### REQUIRED WORK
Without the pictures, output the records below word for word.

### DATASET EXTRACT

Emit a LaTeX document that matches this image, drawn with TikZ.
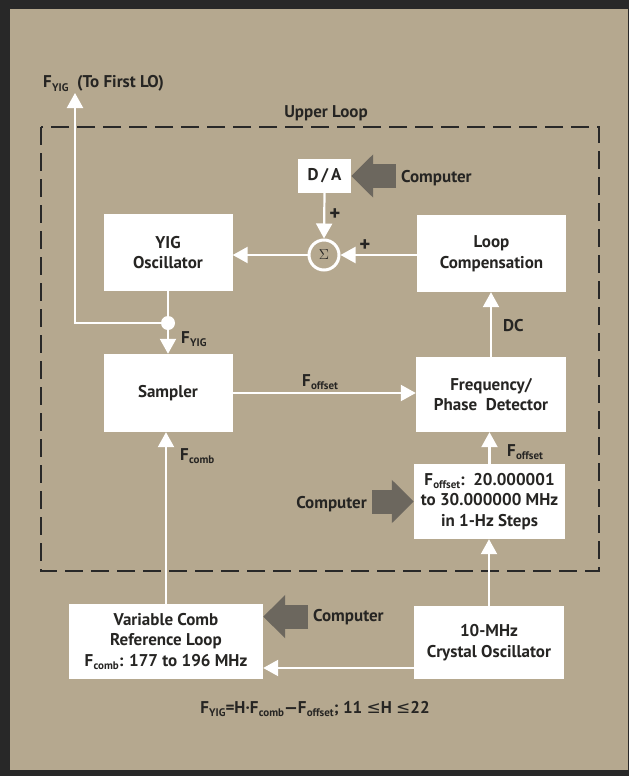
\documentclass[tikz,border=0pt]{standalone}
\usepackage{fontspec}
\setmainfont{PT Sans}
\newfontfamily\djfont{DejaVu Sans}
\usetikzlibrary{arrows.meta,calc}
\definecolor{bgtan}{RGB}{181,168,143}
\definecolor{ink}{RGB}{38,37,35}
\definecolor{frame}{RGB}{40,40,40}
\definecolor{arrowgray}{RGB}{108,103,94}
\newcommand\boxfont{\fontsize{17}{20.5}\selectfont\bfseries}
\newcommand\Fs[1]{F\kern0.3pt\raisebox{-3.5pt}{\fontsize{11}{11}\selectfont #1}}
\tikzset{
  box/.style={fill=white, inner sep=0pt, align=center, text=ink, font=\boxfont},
  wline/.style={draw=white, line width=2.2pt},
  warrow/.style={wline, -{Triangle[width=16pt,length=15pt]}},
  bigarrow/.style={draw=arrowgray, line width=24pt, -{Triangle[width=42pt,length=22pt]}},
  lbl/.style={text=ink, font=\boxfont, inner sep=0pt},
  complbl/.style={lbl, inner xsep=5pt},
  plus/.style={text=ink, font=\fontsize{21}{21}\selectfont\bfseries, inner sep=0pt},
}
\begin{document}
\begin{tikzpicture}[x=1pt,y=-1pt]
\useasboundingbox (0,0) rectangle (629,776);
\fill[frame] (0,0) rectangle (629,776);
\fill[bgtan] (10,9) rectangle (628,770);
% dashed upper loop
\draw[draw=frame, line width=2pt, dash pattern=on 18pt off 8pt] (41,127) rectangle (599,571);
\node[lbl, anchor=base] at (326,117) {Upper Loop};
% boxes
\node[box, minimum width=53pt, minimum height=34pt] (DA) at (324.5,176) {D\,/\,A};
\node[box, minimum width=129pt, minimum height=77pt] (YIG) at (168,252.5) {YIG\\Oscillator};
\node[box, minimum width=149pt, minimum height=77pt] (LC) at (491.5,253.5) {Loop\\Compensation};
\node[box, minimum width=129pt, minimum height=78pt] (SMP) at (168,393) {Sampler};
\node[box, minimum width=150pt, minimum height=75pt] (FPD) at (491,394.5) {Frequency/\\Phase\ \ Detector};
\node[box, minimum width=151pt, minimum height=75pt] (FO) at (489.5,501.5) {\Fs{offset}:\ \ 20.000001\\to 30.000000 MHz\\in 1-Hz Steps};
\node[box, minimum width=194pt, minimum height=75pt] (VC) at (166,641.5) {Variable Comb\\Reference Loop\\\Fs{comb}: 177 to 196 MHz};
\node[box, minimum width=150pt, minimum height=73pt] (XT) at (489,642.5) {10-MHz\\Crystal Oscillator};
% summing junction and tap
\node[circle, draw=white, line width=3pt, fill=bgtan, minimum size=30pt, inner sep=0pt, text=ink] (sig) at (324,255) {\fontsize{15}{15}\selectfont$\Sigma$};
\node[circle, fill=white, minimum size=14pt, inner sep=0pt] (dot) at (168,323) {};
\coordinate (out) at (75,93);
% connectors
\draw[warrow] (DA.south) -- (sig.north);
\draw[warrow] (sig.east -| LC.west) -- (sig.east);
\draw[warrow] (sig.west) -- (sig.west -| YIG.east);
\draw[wline] (YIG.south) -- (dot);
\draw[warrow] (dot) -- (SMP.north);
\draw[warrow] (dot) -- (dot -| out) -- (out);
\draw[warrow] (SMP.east) -- (SMP.east -| FPD.west);
\draw[warrow] (FPD.north) -- (FPD.north |- LC.south);
\draw[warrow] (FO.north) -- (FO.north |- FPD.south);
\draw[warrow] (XT.north) -- (XT.north |- FO.south);
\coordinate (xa) at ([yshift=-25.5pt]XT.west);
\draw[warrow] (xa) -- (xa -| VC.east);
\draw[warrow] (VC.north) -- (VC.north |- SMP.south);
% computer inputs
\node[complbl, anchor=base west] (C1) at (396,182) {Computer};
\node[complbl, anchor=base east] (C2) at (372,508) {Computer};
\node[complbl, anchor=base west] (C3) at (308,621) {Computer};
\draw[bigarrow] (DA.east -| C1.west) -- (DA.east);
\draw[bigarrow] (FO.west -| C2.east) -- (FO.west);
\draw[bigarrow] (C3.west) -- (C3.west -| VC.east);
% labels
\node[lbl, anchor=base west] at (43,88) {\Fs{YIG}\ \ (To First LO)};
\node[plus] at (335,215) {+};
\node[plus] at (365,246) {+};
\node[lbl, anchor=base west] at (503,331) {DC};
\node[lbl, anchor=base west] at (181,343) {\Fs{YIG}};
\node[lbl, anchor=base west] at (302,386) {\Fs{offset}};
\node[lbl, anchor=base west] at (180,460) {\Fs{comb}};
\node[lbl, anchor=base west] at (507,456) {\Fs{offset}};
\node[lbl, anchor=base] at (315,713) {\Fs{YIG}=H\textperiodcentered\Fs{comb}\textemdash\Fs{offset}; 11 {\djfont\mdseries ≤}H {\djfont\mdseries ≤}22};
\end{tikzpicture}
\end{document}
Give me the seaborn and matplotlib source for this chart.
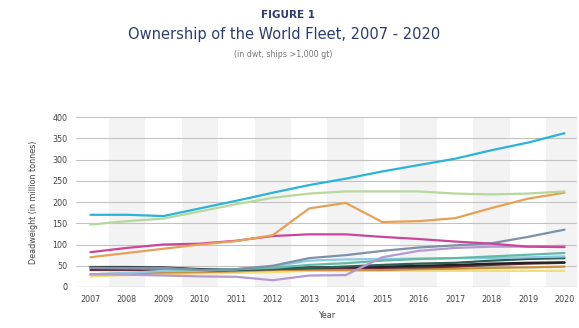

### RESULT BELOW
Emit a LaTeX document that matches this image, drawn with TikZ.
\documentclass[tikz,border=0pt]{standalone}
\usepackage{fontspec}
\setmainfont{PT Sans}
\newfontfamily\djfont{DejaVu Sans}
\usetikzlibrary{arrows.meta,calc}
\definecolor{bgtan}{RGB}{181,168,143}
\definecolor{ink}{RGB}{38,37,35}
\definecolor{frame}{RGB}{40,40,40}
\definecolor{arrowgray}{RGB}{108,103,94}
\newcommand\boxfont{\fontsize{17}{20.5}\selectfont\bfseries}
\newcommand\Fs[1]{F\kern0.3pt\raisebox{-3.5pt}{\fontsize{11}{11}\selectfont #1}}
\tikzset{
  box/.style={fill=white, inner sep=0pt, align=center, text=ink, font=\boxfont},
  wline/.style={draw=white, line width=2.2pt},
  warrow/.style={wline, -{Triangle[width=16pt,length=15pt]}},
  bigarrow/.style={draw=arrowgray, line width=24pt, -{Triangle[width=42pt,length=22pt]}},
  lbl/.style={text=ink, font=\boxfont, inner sep=0pt},
  complbl/.style={lbl, inner xsep=5pt},
  plus/.style={text=ink, font=\fontsize{21}{21}\selectfont\bfseries, inner sep=0pt},
}
\begin{document}
\begin{tikzpicture}[x=1pt,y=-1pt]
\useasboundingbox (0,0) rectangle (629,776);
\fill[frame] (0,0) rectangle (629,776);
\fill[bgtan] (10,9) rectangle (628,770);
% dashed upper loop
\draw[draw=frame, line width=2pt, dash pattern=on 18pt off 8pt] (41,127) rectangle (599,571);
\node[lbl, anchor=base] at (326,117) {Upper Loop};
% boxes
\node[box, minimum width=53pt, minimum height=34pt] (DA) at (324.5,176) {D\,/\,A};
\node[box, minimum width=129pt, minimum height=77pt] (YIG) at (168,252.5) {YIG\\Oscillator};
\node[box, minimum width=149pt, minimum height=77pt] (LC) at (491.5,253.5) {Loop\\Compensation};
\node[box, minimum width=129pt, minimum height=78pt] (SMP) at (168,393) {Sampler};
\node[box, minimum width=150pt, minimum height=75pt] (FPD) at (491,394.5) {Frequency/\\Phase\ \ Detector};
\node[box, minimum width=151pt, minimum height=75pt] (FO) at (489.5,501.5) {\Fs{offset}:\ \ 20.000001\\to 30.000000 MHz\\in 1-Hz Steps};
\node[box, minimum width=194pt, minimum height=75pt] (VC) at (166,641.5) {Variable Comb\\Reference Loop\\\Fs{comb}: 177 to 196 MHz};
\node[box, minimum width=150pt, minimum height=73pt] (XT) at (489,642.5) {10-MHz\\Crystal Oscillator};
% summing junction and tap
\node[circle, draw=white, line width=3pt, fill=bgtan, minimum size=30pt, inner sep=0pt, text=ink] (sig) at (324,255) {\fontsize{15}{15}\selectfont$\Sigma$};
\node[circle, fill=white, minimum size=14pt, inner sep=0pt] (dot) at (168,323) {};
\coordinate (out) at (75,93);
% connectors
\draw[warrow] (DA.south) -- (sig.north);
\draw[warrow] (sig.east -| LC.west) -- (sig.east);
\draw[warrow] (sig.west) -- (sig.west -| YIG.east);
\draw[wline] (YIG.south) -- (dot);
\draw[warrow] (dot) -- (SMP.north);
\draw[warrow] (dot) -- (dot -| out) -- (out);
\draw[warrow] (SMP.east) -- (SMP.east -| FPD.west);
\draw[warrow] (FPD.north) -- (FPD.north |- LC.south);
\draw[warrow] (FO.north) -- (FO.north |- FPD.south);
\draw[warrow] (XT.north) -- (XT.north |- FO.south);
\coordinate (xa) at ([yshift=-25.5pt]XT.west);
\draw[warrow] (xa) -- (xa -| VC.east);
\draw[warrow] (VC.north) -- (VC.north |- SMP.south);
% computer inputs
\node[complbl, anchor=base west] (C1) at (396,182) {Computer};
\node[complbl, anchor=base east] (C2) at (372,508) {Computer};
\node[complbl, anchor=base west] (C3) at (308,621) {Computer};
\draw[bigarrow] (DA.east -| C1.west) -- (DA.east);
\draw[bigarrow] (FO.west -| C2.east) -- (FO.west);
\draw[bigarrow] (C3.west) -- (C3.west -| VC.east);
% labels
\node[lbl, anchor=base west] at (43,88) {\Fs{YIG}\ \ (To First LO)};
\node[plus] at (335,215) {+};
\node[plus] at (365,246) {+};
\node[lbl, anchor=base west] at (503,331) {DC};
\node[lbl, anchor=base west] at (181,343) {\Fs{YIG}};
\node[lbl, anchor=base west] at (302,386) {\Fs{offset}};
\node[lbl, anchor=base west] at (180,460) {\Fs{comb}};
\node[lbl, anchor=base west] at (507,456) {\Fs{offset}};
\node[lbl, anchor=base] at (315,713) {\Fs{YIG}=H\textperiodcentered\Fs{comb}\textemdash\Fs{offset}; 11 {\djfont\mdseries ≤}H {\djfont\mdseries ≤}22};
\end{tikzpicture}
\end{document}
Give me the seaborn and matplotlib source for this chart.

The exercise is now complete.